§ **Job**:
Exactly the lines from the start of the data below through the line that contains "return (px - X0_PX) / STEP_PX" are to be copied, with pictures left out.

━━━ Information provided ━━━

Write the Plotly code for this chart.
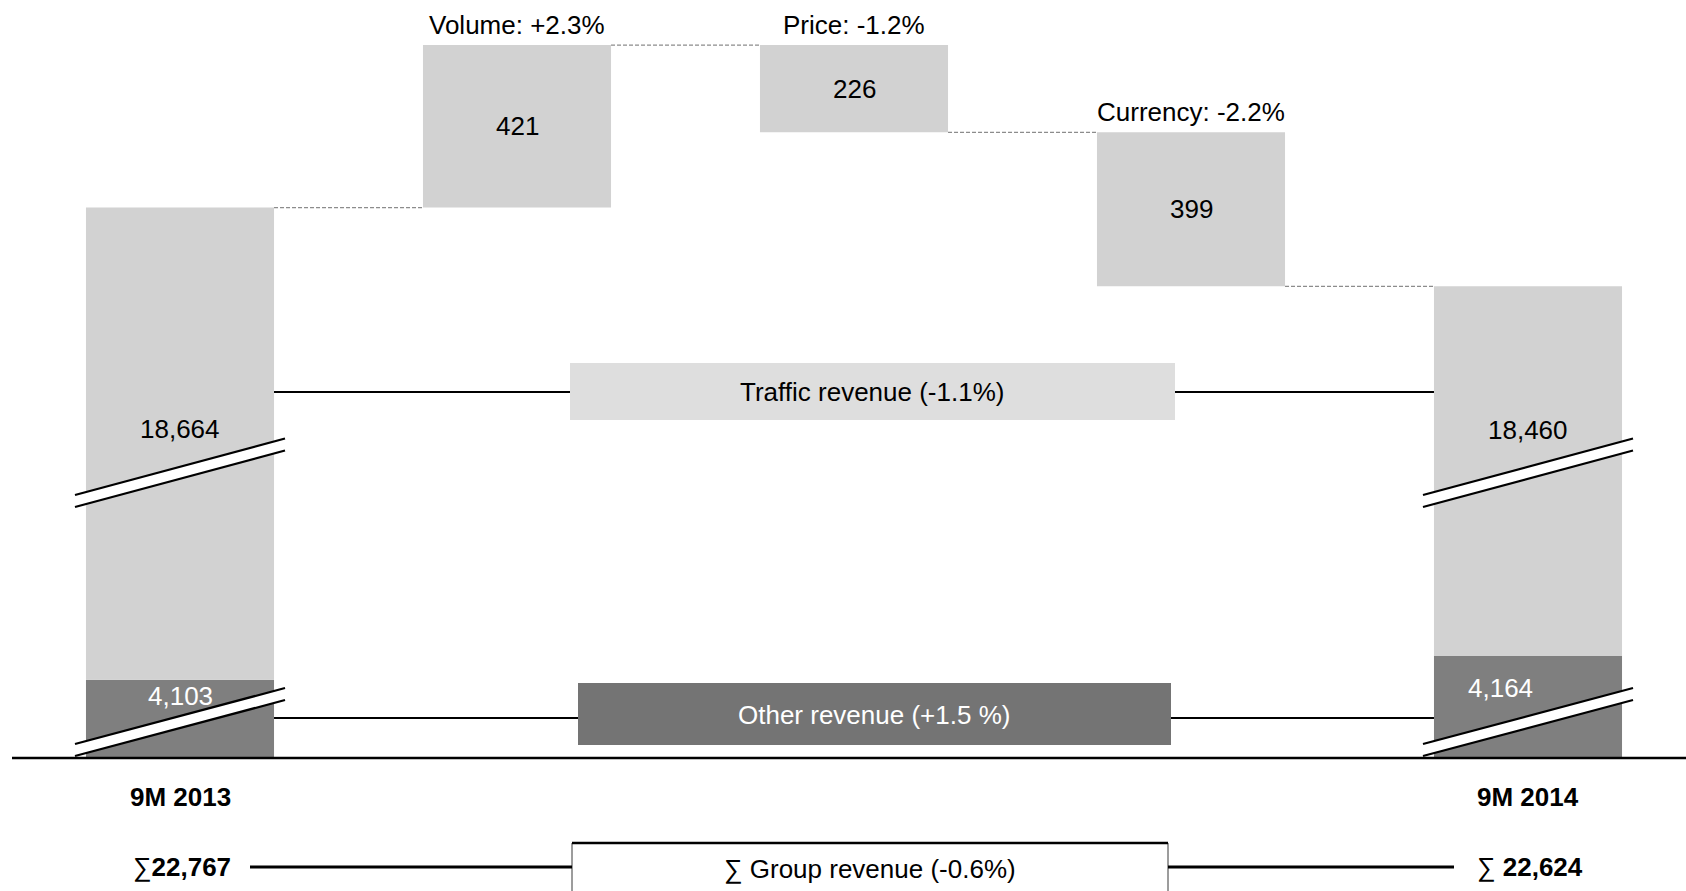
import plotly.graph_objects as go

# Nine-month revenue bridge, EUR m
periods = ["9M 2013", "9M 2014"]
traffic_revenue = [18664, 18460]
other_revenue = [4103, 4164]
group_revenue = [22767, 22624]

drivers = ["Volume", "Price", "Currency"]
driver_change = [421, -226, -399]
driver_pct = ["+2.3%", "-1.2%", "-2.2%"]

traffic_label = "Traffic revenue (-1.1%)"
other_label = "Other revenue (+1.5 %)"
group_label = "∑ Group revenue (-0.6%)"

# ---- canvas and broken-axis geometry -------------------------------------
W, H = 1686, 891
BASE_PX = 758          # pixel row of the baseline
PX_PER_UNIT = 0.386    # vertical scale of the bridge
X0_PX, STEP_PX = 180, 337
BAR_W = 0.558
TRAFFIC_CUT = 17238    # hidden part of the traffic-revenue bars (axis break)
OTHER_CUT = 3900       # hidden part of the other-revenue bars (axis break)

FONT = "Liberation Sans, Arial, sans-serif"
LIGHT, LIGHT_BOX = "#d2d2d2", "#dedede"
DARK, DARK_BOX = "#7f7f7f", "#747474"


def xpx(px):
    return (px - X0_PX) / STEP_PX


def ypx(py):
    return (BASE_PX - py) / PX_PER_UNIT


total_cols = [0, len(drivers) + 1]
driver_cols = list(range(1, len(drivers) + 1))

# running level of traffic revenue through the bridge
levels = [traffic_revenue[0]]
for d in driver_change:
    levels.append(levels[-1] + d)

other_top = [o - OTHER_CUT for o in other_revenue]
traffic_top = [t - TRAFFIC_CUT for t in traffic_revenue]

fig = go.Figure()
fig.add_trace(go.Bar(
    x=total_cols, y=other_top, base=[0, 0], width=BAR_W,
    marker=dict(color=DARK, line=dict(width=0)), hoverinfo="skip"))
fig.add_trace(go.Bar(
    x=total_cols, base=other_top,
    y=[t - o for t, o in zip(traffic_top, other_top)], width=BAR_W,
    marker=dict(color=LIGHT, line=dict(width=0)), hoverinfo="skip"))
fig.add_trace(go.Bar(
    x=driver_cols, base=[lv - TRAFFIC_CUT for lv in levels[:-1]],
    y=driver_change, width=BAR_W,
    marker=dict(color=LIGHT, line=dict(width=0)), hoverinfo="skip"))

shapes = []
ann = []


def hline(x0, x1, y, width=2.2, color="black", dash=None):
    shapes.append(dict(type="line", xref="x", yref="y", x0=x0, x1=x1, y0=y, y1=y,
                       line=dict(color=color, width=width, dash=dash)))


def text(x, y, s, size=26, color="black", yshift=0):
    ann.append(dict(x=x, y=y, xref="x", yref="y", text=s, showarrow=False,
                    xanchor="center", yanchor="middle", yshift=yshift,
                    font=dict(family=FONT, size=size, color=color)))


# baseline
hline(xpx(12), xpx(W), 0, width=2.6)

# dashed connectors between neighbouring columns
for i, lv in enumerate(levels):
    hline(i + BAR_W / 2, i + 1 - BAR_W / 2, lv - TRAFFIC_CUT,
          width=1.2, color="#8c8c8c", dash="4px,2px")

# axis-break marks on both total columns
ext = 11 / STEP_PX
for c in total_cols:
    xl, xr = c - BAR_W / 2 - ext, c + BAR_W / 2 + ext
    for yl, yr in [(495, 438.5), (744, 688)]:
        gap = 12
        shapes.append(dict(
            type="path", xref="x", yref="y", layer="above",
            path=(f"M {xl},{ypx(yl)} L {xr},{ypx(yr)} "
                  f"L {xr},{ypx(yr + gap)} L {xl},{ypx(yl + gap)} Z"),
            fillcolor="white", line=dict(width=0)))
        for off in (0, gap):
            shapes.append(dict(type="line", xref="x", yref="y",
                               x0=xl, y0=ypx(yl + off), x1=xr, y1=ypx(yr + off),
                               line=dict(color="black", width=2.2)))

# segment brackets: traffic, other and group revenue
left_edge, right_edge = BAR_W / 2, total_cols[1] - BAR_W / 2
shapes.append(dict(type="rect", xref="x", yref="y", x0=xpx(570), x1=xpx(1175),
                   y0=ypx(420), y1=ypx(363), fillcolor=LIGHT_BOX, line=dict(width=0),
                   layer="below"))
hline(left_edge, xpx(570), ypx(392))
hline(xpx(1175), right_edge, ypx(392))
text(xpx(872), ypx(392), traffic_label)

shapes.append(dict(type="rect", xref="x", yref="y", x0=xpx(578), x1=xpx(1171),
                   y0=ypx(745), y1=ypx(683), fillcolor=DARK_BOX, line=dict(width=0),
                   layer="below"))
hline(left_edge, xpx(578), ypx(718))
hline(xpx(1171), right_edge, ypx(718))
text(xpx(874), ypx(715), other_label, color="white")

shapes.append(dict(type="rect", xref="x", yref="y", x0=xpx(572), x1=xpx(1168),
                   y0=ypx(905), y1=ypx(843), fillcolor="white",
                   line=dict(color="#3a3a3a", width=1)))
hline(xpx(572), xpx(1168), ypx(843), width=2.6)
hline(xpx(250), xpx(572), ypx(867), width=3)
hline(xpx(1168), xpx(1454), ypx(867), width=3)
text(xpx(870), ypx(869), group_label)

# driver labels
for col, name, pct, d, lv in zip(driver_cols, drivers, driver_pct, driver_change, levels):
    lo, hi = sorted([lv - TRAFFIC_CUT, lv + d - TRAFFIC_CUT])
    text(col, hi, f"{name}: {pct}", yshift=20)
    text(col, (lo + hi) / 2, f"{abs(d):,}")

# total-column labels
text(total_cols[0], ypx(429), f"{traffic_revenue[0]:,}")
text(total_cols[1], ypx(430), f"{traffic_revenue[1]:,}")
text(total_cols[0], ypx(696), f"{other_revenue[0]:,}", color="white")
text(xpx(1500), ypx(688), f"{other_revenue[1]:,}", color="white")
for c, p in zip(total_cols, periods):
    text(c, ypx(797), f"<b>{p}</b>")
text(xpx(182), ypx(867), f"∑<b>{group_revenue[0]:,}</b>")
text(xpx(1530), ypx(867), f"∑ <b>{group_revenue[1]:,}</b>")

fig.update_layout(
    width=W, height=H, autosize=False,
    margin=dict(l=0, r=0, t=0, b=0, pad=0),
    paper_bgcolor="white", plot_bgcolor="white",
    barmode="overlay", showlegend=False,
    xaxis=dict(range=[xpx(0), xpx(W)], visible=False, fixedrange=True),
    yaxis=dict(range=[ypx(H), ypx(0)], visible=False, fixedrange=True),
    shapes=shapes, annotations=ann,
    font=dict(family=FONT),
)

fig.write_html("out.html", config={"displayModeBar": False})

━━━

§ **Solution for this problem**:
Write the Plotly code for this chart.
import plotly.graph_objects as go

# Nine-month revenue bridge, EUR m
periods = ["9M 2013", "9M 2014"]
traffic_revenue = [18664, 18460]
other_revenue = [4103, 4164]
group_revenue = [22767, 22624]

drivers = ["Volume", "Price", "Currency"]
driver_change = [421, -226, -399]
driver_pct = ["+2.3%", "-1.2%", "-2.2%"]

traffic_label = "Traffic revenue (-1.1%)"
other_label = "Other revenue (+1.5 %)"
group_label = "∑ Group revenue (-0.6%)"

# ---- canvas and broken-axis geometry -------------------------------------
W, H = 1686, 891
BASE_PX = 758          # pixel row of the baseline
PX_PER_UNIT = 0.386    # vertical scale of the bridge
X0_PX, STEP_PX = 180, 337
BAR_W = 0.558
TRAFFIC_CUT = 17238    # hidden part of the traffic-revenue bars (axis break)
OTHER_CUT = 3900       # hidden part of the other-revenue bars (axis break)

FONT = "Liberation Sans, Arial, sans-serif"
LIGHT, LIGHT_BOX = "#d2d2d2", "#dedede"
DARK, DARK_BOX = "#7f7f7f", "#747474"


def xpx(px):
    return (px - X0_PX) / STEP_PX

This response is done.